Of course you can make complete signs with the laser, like interior signage, nameplates, wayfinding systems and ADA signage. It’s a natural for a sign shop and John, who added his Epilog laser seven years ago, does a lot of such work.

“Along with acrylic and other materials,” he says, “we use a lot of laser-specific materials as well. We do a lot of interior signage for office buildings as well as promotional items with those materials. There are quite a few materials to pick from and loads of color options.”

In most sign shops, though, the laser engraver/cutter quickly finds a home for many aspects of production. You can make components for other signs—cutting out acrylic and HDU lettering and graphics, cutting out acrylic panels, engraving graphics that get applied to large signs.

Coupled with your CNC and digital printing equipment, the laser has even more potential as a sign making tool. This lets sign makers use more of the laser’s power and potential—and get even more value from it than many users. Shops that have added a laser recognize this right away.

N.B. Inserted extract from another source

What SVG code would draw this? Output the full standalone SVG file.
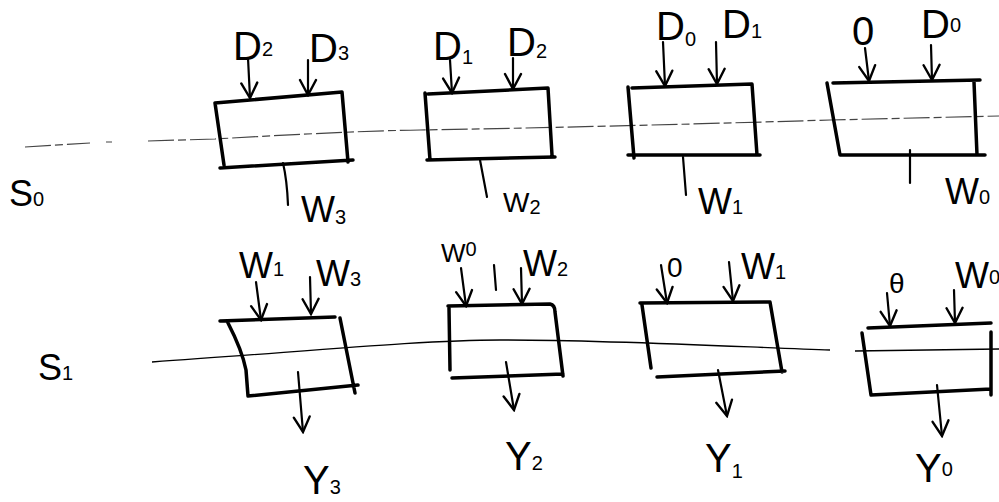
<svg xmlns="http://www.w3.org/2000/svg" width="999" height="502" viewBox="0 0 999 502">
<style>
.box{fill:none;stroke:#000;stroke-width:3.5;stroke-linejoin:round;stroke-linecap:round}
.arr{fill:none;stroke:#000;stroke-width:2.2;stroke-linecap:round;marker-end:url(#ah)}
.ln{fill:none;stroke:#000;stroke-width:2.2;stroke-linecap:round}
.bus0{fill:none;stroke:#444;stroke-width:1.2;stroke-dasharray:26 4 8 4}
.bus1{fill:none;stroke:#000;stroke-width:1.3}
.lab{font-family:"Liberation Sans",Arial,sans-serif;font-size:36px;fill:#000}
.big{font-size:40px}
.sub{font-size:20px}
</style>
<defs>
<marker id="ah" viewBox="0 0 20 20" refX="18" refY="10" markerWidth="20" markerHeight="20" markerUnits="userSpaceOnUse" orient="auto">
<path d="M3,2 L18,10 L3,18" fill="none" stroke="#000" stroke-width="2.4" stroke-linecap="round"/>
</marker>
</defs>
<rect width="999" height="502" fill="#fff"/>

<g id="connectors">
<path class="bus0" d="M25,147 L90,143 M106,142 L112,142 M148,141 L215,139 Q350,131 420,130 Q600,127 830,120 L999,116"/>
<path class="bus1" d="M152,362 C300,352 420,340 500,340 C620,340 760,348 830,350 M855,351 L999,349"/>
<path class="arr" d="M248,58 L250,98"/>
<path class="arr" d="M308,60 L308,95"/>
<path class="ln" d="M283,163 Q287,180 288,205"/>
<path class="arr" d="M450,60 L452,93"/>
<path class="arr" d="M513,58 L513,89"/>
<path class="ln" d="M480,160 L487,197"/>
<path class="arr" d="M663,42 L665,86"/>
<path class="arr" d="M716,42 L717,84"/>
<path class="ln" d="M683,157 L686,195"/>
<path class="arr" d="M865,48 L869,81"/>
<path class="arr" d="M931,45 L932,80"/>
<path class="ln" d="M910,150 L910,183"/>
<path class="arr" d="M256,282 L261,320"/>
<path class="arr" d="M310,277 L311,314"/>
<path class="arr" d="M298,372 L303,432"/>
<path class="arr" d="M461,268 L466,306"/>
<path class="ln" d="M494,265 L496,290"/>
<path class="arr" d="M521,268 L522,304"/>
<path class="arr" d="M506,362 L514,410"/>
<path class="arr" d="M661,265 L667,303"/>
<path class="arr" d="M729,262 L733,301"/>
<path class="arr" d="M718,370 L727,416"/>
<path class="arr" d="M887,293 L890,326"/>
<path class="arr" d="M954,290 L955,323"/>
<path class="arr" d="M937,385 L942,436"/>
</g>

<g id="label-s0"><text class="lab" x="9" y="206">S<tspan class="sub">0</tspan></text></g>
<g id="label-s1"><text class="lab" x="38" y="380">S<tspan class="sub">1</tspan></text></g>

<g id="node-r0c3">
<path class="box" d="M215,103 L342,92 L348,162 M215,103 L224,165 M220,168 L353,160"/>
</g>
<g id="node-r0c2">
<path class="box" d="M428,94 L548,88 L552,155 M425,93 L430,160 M427,160 L555,157"/>
</g>
<g id="node-r0c1">
<path class="box" d="M632,88 L752,84 L757,155 M628,87 L634,158 M628,155 L760,155"/>
</g>
<g id="node-r0c0">
<path class="box" d="M833,83 L980,80 M974,82 L977,155 M827,83 L840,155 L985,155"/>
</g>
<g id="node-r1c3">
<path class="box" d="M220,321 L335,317 M228,323 Q242,350 246,370 L248,396 L358,385 M340,318 L355,393"/>
</g>
<g id="node-r1c2">
<path class="box" d="M448,306 L550,304 Q555,305 555,312 L563,376 M449,308 L450,370 M452,378 L563,374"/>
</g>
<g id="node-r1c1">
<path class="box" d="M640,303 L770,302 L782,372 M642,305 L651,368 M657,377 L785,371"/>
</g>
<g id="node-r1c0">
<path class="box" d="M868,328 L991,323 M991,332 L991,395 M862,333 L871,395 L991,389"/>
</g>

<g id="label-r0-in">
<text class="lab big" x="233" y="60">D<tspan class="sub" dy="-4">2</tspan></text>
<text class="lab big" x="309" y="62">D<tspan class="sub" dy="-2">3</tspan></text>
<text class="lab big" x="433" y="60">D<tspan class="sub" dy="4">1</tspan></text>
<text class="lab big" x="507" y="56">D<tspan class="sub" dy="2">2</tspan></text>
<text class="lab big" x="656" y="40">D<tspan class="sub" dy="6">0</tspan></text>
<text class="lab big" x="722" y="38">D<tspan class="sub">1</tspan></text>
<text class="lab big" x="852" y="45">0</text>
<text class="lab big" x="921" y="38">D<tspan class="sub" dy="-6">0</tspan></text>
</g>
<g id="label-r0-out">
<text class="lab" x="301" y="222">W<tspan class="sub" dy="2">3</tspan></text>
<text class="lab" x="503" y="212" style="font-size:28px">W<tspan class="sub" dy="2">2</tspan></text>
<text class="lab" x="698" y="214">W<tspan class="sub">1</tspan></text>
<text class="lab" x="945" y="204">W<tspan class="sub">0</tspan></text>
</g>
<g id="label-r1-in">
<text class="lab" x="239" y="278">W<tspan class="sub" dy="-2">1</tspan></text>
<text class="lab" x="316" y="286">W<tspan class="sub">3</tspan></text>
<text class="lab" x="441" y="262" style="font-size:26px">W<tspan class="sub" dy="-6">0</tspan></text>
<text class="lab" x="523" y="276">W<tspan class="sub">2</tspan></text>
<text class="lab" x="667" y="277" style="font-size:28px">0</text>
<text class="lab" x="741" y="279">W<tspan class="sub">1</tspan></text>
<text class="lab" x="889" y="293" style="font-size:28px">θ</text>
<text class="lab" x="955" y="288">W<tspan class="sub" dy="-4">0</tspan></text>
</g>
<g id="label-r1-out">
<text class="lab big" x="303" y="494">Y<tspan class="sub">3</tspan></text>
<text class="lab big" x="505" y="470">Y<tspan class="sub">2</tspan></text>
<text class="lab big" x="705" y="472">Y<tspan class="sub" dy="6">1</tspan></text>
<text class="lab big" x="915" y="482">Y<tspan class="sub" dy="-6">0</tspan></text>
</g>
</svg>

“With sign work, there are a lot of other related uses for the laser,” says Steve Shepherd of Custom Engraving & Signs, who bought his Trotec laser in 2007. “For example, we often cut a poster board template as a pattern for letter installation. If it’s large, we do it in panels and tape it together. We can walk into an office, tape it to the wall and install the letters in a matter of minutes.”

Of course a laser also lets you do all the incredible engraving feats that a laser can do on almost any surface—detailed photos on marble tile, wedding announcements on paper, intricate logos on leather coasters and perfect monograms on knife blades. But most likely, it’s how the laser helps you enhance your signs and speed production that will keep you wondering how you ever got by without it.